WHAT IS REQUIRED: Leave out the pictures, and return only the lines running from the one that contains "Output the Python" to the one that contains "orphan_rescue = [445, 295, 628, 497, 741, 736]", both included, exactly as they appear.

AVAILABLE RECORDS:

· · · · ·

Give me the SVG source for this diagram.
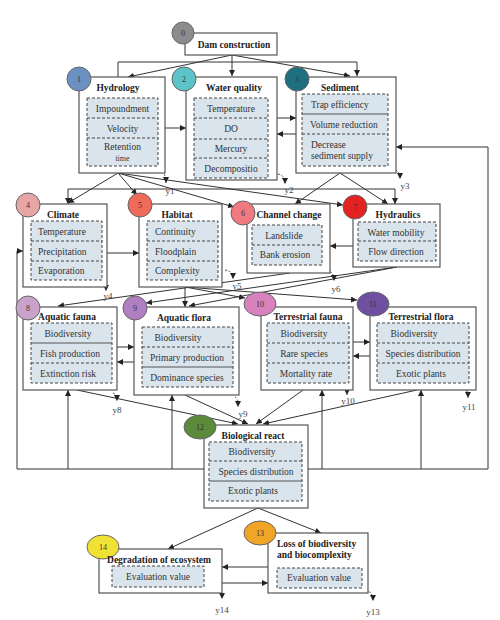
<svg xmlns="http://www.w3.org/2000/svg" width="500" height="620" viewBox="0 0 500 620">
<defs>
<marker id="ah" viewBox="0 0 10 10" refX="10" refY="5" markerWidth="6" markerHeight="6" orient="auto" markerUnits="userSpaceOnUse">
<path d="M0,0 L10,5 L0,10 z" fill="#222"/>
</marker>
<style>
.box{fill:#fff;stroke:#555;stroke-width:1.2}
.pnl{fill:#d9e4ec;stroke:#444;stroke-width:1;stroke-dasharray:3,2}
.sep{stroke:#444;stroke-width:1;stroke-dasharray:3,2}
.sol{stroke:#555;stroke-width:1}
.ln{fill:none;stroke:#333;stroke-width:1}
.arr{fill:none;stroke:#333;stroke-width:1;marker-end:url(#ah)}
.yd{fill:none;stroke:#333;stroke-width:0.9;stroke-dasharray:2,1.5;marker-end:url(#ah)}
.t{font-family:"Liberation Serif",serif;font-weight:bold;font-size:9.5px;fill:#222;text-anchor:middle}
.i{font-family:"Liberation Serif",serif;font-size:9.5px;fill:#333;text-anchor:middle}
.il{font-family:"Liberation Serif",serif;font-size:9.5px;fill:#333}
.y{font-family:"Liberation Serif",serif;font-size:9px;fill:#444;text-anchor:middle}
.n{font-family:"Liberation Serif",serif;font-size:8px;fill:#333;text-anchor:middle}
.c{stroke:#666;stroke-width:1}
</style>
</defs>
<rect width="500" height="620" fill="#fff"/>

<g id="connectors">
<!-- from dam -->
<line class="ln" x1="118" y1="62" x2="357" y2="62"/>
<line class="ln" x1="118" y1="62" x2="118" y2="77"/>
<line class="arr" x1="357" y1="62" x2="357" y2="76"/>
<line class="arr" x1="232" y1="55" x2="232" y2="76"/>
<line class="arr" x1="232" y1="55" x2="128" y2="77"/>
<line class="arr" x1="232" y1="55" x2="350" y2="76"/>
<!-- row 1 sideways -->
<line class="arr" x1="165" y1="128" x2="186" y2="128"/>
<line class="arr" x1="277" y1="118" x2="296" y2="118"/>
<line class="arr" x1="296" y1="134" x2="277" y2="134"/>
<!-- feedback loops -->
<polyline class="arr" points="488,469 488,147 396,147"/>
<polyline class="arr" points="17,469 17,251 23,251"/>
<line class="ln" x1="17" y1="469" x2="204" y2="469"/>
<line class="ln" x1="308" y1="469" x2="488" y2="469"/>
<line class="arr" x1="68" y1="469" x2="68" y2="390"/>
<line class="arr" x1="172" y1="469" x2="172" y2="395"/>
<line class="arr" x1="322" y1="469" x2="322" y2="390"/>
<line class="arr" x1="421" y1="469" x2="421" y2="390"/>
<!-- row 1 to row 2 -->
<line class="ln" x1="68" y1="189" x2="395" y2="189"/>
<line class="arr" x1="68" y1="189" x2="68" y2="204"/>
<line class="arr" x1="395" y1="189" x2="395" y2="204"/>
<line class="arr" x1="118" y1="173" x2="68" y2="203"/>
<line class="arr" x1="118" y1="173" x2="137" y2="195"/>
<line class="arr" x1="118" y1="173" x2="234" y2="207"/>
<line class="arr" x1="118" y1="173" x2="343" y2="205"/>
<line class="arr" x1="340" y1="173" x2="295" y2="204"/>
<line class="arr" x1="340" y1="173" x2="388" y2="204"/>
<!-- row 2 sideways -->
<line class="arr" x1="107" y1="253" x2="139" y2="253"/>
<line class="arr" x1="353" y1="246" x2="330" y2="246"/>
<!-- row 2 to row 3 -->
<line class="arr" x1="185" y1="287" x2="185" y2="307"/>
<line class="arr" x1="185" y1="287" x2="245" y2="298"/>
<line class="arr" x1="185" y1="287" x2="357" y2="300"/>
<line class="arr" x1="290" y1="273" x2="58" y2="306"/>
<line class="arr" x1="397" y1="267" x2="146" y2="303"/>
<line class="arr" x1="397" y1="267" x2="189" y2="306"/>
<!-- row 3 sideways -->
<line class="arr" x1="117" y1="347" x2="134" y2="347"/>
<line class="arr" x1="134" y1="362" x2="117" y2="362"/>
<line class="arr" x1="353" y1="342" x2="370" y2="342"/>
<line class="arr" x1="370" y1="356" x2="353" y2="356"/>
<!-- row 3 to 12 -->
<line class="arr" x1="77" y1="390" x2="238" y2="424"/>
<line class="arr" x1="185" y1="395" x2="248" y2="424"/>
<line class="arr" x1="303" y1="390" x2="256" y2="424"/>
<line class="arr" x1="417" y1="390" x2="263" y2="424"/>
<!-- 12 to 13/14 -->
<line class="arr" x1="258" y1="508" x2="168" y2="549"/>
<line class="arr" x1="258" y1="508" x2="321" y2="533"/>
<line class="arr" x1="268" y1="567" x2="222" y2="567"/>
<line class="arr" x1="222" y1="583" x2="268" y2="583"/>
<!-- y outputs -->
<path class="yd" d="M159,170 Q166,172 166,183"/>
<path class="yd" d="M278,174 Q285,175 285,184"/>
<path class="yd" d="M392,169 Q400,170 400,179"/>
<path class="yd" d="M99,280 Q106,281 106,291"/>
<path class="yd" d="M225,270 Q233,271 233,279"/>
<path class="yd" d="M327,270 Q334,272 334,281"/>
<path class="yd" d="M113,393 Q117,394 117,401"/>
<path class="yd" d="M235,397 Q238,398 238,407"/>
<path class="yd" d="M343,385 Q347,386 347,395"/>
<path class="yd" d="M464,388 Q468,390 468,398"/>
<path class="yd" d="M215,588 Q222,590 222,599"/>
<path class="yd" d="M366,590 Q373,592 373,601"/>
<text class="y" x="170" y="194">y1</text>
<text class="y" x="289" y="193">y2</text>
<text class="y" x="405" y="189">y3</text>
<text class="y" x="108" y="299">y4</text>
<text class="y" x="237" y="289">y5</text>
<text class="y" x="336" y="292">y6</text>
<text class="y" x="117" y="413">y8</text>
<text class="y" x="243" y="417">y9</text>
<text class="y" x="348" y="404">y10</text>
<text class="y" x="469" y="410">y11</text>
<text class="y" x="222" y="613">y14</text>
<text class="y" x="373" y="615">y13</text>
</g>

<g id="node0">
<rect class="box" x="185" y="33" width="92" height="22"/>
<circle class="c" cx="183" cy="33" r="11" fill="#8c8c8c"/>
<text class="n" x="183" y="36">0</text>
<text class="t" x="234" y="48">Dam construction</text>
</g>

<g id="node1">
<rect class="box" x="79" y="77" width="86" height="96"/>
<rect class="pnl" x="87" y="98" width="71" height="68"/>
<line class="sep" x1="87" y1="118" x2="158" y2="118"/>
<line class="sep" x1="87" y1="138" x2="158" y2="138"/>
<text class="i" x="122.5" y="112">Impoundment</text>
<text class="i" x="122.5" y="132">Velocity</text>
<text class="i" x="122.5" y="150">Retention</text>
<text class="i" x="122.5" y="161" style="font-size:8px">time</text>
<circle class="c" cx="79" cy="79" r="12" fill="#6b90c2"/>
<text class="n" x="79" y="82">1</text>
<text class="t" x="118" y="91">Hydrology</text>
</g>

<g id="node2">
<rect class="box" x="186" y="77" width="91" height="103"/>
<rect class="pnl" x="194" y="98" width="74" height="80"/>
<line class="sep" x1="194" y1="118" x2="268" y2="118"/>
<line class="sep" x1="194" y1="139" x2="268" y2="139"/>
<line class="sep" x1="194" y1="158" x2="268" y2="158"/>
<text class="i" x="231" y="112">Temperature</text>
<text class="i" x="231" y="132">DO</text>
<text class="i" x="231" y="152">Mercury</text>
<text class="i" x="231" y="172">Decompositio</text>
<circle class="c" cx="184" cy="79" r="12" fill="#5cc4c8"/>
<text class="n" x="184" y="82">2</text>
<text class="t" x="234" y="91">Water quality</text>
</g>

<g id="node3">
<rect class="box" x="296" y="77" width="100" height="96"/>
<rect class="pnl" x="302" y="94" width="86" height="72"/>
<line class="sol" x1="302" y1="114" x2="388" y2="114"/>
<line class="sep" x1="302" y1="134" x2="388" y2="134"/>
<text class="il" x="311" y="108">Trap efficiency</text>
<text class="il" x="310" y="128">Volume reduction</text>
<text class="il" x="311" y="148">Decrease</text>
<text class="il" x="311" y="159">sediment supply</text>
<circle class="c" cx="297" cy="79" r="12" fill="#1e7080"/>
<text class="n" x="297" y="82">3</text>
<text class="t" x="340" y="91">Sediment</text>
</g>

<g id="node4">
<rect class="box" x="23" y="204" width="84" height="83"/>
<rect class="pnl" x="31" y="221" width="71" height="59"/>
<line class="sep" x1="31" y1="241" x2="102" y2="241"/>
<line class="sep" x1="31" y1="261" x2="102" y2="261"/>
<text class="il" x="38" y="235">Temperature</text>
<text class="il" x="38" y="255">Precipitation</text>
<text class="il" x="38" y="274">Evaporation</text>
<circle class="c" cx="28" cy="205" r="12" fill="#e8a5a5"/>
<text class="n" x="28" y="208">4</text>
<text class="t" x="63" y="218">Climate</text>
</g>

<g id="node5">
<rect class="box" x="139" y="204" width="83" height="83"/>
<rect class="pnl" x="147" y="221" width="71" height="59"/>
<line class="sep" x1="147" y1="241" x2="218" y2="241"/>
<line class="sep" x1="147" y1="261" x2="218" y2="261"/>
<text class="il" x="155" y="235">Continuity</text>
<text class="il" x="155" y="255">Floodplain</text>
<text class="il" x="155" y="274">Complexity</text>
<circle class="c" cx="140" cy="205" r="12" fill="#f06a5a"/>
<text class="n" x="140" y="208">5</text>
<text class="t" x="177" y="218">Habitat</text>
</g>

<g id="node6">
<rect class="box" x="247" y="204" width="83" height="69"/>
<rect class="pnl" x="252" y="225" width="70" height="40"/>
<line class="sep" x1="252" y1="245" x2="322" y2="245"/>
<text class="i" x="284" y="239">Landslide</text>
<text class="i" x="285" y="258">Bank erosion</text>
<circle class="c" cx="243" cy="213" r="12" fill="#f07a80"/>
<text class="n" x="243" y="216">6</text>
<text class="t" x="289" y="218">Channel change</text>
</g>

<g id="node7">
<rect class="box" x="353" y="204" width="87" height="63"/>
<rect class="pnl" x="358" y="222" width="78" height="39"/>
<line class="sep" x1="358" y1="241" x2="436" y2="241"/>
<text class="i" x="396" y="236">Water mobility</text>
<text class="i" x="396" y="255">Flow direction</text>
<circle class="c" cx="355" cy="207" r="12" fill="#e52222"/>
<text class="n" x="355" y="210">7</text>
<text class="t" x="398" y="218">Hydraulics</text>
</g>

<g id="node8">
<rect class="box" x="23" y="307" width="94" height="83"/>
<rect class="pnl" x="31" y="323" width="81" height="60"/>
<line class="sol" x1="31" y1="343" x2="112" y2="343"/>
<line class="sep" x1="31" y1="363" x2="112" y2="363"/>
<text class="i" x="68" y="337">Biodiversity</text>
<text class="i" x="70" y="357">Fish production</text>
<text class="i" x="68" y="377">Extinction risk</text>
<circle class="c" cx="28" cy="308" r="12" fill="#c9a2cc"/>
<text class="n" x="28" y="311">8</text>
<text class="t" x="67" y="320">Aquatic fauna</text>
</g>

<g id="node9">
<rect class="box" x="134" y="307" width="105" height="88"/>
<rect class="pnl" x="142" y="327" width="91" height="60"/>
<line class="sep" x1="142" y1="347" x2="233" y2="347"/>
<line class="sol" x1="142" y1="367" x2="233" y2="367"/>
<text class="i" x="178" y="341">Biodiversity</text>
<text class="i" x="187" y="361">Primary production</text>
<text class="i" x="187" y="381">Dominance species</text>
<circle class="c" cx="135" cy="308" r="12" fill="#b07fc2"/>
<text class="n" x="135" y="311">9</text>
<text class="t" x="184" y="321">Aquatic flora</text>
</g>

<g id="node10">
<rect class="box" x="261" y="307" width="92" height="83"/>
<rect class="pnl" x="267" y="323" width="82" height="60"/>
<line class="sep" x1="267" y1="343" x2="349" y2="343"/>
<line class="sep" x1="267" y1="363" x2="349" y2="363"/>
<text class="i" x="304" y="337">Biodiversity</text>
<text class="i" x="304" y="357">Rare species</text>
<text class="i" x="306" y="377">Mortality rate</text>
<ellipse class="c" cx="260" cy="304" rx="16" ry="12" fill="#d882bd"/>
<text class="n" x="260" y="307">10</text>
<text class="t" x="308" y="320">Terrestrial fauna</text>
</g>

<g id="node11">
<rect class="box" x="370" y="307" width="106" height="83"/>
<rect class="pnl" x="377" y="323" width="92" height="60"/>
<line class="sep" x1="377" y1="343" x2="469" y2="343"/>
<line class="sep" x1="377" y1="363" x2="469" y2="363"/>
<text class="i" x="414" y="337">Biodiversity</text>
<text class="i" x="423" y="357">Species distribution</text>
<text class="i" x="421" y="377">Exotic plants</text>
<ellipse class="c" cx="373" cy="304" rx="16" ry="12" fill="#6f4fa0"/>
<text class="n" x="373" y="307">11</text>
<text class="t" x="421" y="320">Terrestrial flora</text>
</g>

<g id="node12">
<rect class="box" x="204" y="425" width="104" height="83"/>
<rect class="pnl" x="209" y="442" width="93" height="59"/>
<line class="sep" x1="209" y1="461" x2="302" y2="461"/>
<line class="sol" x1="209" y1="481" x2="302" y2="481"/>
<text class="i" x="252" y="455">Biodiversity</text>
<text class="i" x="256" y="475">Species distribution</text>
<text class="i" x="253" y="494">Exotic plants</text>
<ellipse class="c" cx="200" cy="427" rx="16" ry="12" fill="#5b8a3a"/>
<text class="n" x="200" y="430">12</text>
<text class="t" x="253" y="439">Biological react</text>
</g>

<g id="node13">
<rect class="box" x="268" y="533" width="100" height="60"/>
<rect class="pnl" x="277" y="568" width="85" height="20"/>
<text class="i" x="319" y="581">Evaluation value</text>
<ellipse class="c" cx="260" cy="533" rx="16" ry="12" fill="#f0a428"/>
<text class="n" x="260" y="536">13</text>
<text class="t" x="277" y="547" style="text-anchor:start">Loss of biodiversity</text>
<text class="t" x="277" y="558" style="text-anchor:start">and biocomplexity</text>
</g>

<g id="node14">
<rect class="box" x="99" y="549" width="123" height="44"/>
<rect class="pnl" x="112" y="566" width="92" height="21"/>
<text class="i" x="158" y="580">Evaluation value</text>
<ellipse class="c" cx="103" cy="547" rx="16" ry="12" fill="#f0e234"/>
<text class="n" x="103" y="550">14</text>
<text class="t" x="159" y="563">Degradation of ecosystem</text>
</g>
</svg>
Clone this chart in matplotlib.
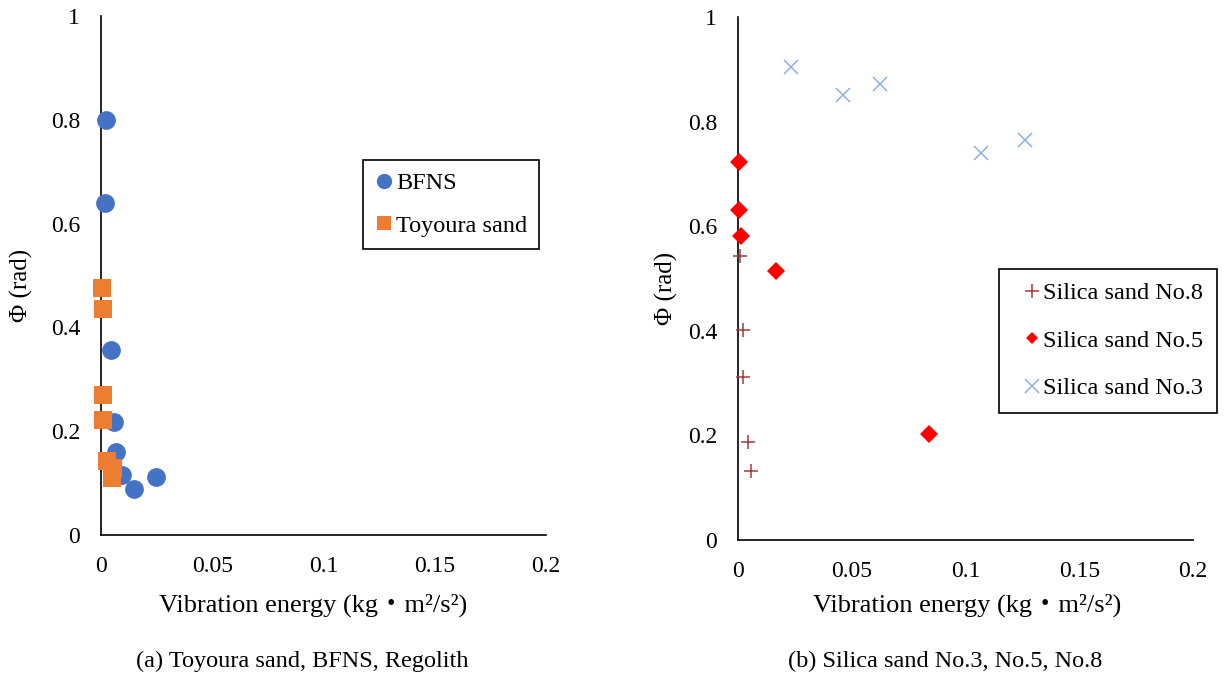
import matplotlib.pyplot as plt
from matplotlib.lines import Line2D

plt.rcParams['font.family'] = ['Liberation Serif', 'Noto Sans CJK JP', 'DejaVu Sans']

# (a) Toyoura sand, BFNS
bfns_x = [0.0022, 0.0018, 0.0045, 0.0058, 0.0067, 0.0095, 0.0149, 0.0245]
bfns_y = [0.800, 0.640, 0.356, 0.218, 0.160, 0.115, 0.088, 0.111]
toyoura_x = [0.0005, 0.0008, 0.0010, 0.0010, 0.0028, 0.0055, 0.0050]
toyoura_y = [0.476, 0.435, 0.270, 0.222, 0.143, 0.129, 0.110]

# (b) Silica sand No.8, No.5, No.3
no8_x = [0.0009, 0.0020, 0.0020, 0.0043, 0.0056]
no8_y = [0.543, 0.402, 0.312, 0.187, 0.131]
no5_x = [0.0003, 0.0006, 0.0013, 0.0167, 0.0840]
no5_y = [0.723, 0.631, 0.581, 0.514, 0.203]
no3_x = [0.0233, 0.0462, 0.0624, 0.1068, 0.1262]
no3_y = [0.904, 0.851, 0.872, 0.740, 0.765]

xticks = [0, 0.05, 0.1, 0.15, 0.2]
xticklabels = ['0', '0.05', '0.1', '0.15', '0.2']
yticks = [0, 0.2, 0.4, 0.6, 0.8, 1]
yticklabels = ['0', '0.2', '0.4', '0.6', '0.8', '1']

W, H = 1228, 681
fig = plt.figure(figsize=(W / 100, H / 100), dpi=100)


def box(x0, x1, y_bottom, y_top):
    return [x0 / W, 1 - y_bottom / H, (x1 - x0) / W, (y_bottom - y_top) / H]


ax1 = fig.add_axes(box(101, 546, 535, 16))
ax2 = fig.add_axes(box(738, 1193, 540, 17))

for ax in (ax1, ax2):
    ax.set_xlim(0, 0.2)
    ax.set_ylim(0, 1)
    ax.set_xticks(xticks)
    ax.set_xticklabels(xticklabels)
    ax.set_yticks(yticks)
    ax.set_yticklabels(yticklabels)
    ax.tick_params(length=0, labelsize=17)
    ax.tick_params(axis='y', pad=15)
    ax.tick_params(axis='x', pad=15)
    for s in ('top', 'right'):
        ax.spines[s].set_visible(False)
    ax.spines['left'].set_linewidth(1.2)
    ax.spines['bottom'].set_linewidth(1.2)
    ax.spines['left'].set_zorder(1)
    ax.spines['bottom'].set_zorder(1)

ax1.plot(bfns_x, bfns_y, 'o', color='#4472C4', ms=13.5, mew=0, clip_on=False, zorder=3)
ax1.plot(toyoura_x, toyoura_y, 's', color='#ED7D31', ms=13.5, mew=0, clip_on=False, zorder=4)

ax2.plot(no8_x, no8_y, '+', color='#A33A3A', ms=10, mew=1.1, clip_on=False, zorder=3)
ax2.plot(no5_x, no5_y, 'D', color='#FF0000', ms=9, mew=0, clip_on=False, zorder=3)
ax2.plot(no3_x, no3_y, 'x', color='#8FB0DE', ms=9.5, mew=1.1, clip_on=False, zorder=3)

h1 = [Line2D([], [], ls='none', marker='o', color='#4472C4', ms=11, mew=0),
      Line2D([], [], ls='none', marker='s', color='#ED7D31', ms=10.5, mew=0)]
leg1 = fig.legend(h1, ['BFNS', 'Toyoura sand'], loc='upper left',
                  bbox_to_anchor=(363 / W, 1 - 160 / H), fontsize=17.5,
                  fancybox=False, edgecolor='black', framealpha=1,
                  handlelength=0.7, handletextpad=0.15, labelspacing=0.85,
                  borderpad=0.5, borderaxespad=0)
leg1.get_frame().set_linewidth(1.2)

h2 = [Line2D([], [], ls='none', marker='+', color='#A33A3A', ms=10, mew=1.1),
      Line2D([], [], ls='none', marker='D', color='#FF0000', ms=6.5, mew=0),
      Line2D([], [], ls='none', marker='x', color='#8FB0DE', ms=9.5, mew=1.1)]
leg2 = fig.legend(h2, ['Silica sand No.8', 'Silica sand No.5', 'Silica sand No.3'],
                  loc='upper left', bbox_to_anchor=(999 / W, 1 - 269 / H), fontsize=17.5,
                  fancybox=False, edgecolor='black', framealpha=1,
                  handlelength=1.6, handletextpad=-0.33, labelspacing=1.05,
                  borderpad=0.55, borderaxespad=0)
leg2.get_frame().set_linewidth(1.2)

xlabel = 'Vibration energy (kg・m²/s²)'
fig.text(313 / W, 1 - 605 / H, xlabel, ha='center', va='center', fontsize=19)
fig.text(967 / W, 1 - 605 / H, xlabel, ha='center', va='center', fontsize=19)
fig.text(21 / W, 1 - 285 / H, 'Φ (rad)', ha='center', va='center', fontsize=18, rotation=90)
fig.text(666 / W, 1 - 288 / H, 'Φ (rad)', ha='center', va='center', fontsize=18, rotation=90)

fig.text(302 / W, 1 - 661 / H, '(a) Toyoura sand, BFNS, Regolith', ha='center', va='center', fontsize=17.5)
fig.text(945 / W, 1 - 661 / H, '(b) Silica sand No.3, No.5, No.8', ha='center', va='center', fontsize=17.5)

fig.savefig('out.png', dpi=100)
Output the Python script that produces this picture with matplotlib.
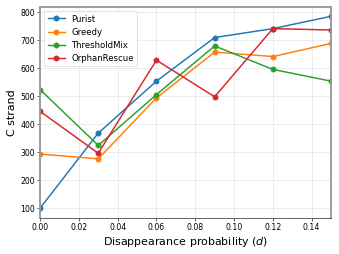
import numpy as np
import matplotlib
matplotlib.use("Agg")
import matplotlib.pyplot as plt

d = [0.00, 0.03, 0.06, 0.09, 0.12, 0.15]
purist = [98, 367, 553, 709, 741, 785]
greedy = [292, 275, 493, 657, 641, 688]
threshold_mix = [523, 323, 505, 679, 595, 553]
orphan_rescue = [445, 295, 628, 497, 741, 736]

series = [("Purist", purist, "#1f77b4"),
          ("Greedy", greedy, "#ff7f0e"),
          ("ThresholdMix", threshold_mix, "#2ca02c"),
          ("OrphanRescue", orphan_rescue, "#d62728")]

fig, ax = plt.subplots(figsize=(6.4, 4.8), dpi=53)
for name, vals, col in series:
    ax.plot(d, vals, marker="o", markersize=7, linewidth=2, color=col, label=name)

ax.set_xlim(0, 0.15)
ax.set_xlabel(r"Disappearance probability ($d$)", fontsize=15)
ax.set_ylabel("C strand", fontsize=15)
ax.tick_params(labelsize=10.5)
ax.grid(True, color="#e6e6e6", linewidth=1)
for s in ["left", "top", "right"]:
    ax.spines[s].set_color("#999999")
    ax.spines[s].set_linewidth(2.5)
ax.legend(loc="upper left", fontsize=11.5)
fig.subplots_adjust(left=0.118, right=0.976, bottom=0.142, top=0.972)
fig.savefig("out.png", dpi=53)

· · · · ·

TASK OUTPUT:
Output the Python script that produces this picture with matplotlib.
import numpy as np
import matplotlib
matplotlib.use("Agg")
import matplotlib.pyplot as plt

d = [0.00, 0.03, 0.06, 0.09, 0.12, 0.15]
purist = [98, 367, 553, 709, 741, 785]
greedy = [292, 275, 493, 657, 641, 688]
threshold_mix = [523, 323, 505, 679, 595, 553]
orphan_rescue = [445, 295, 628, 497, 741, 736]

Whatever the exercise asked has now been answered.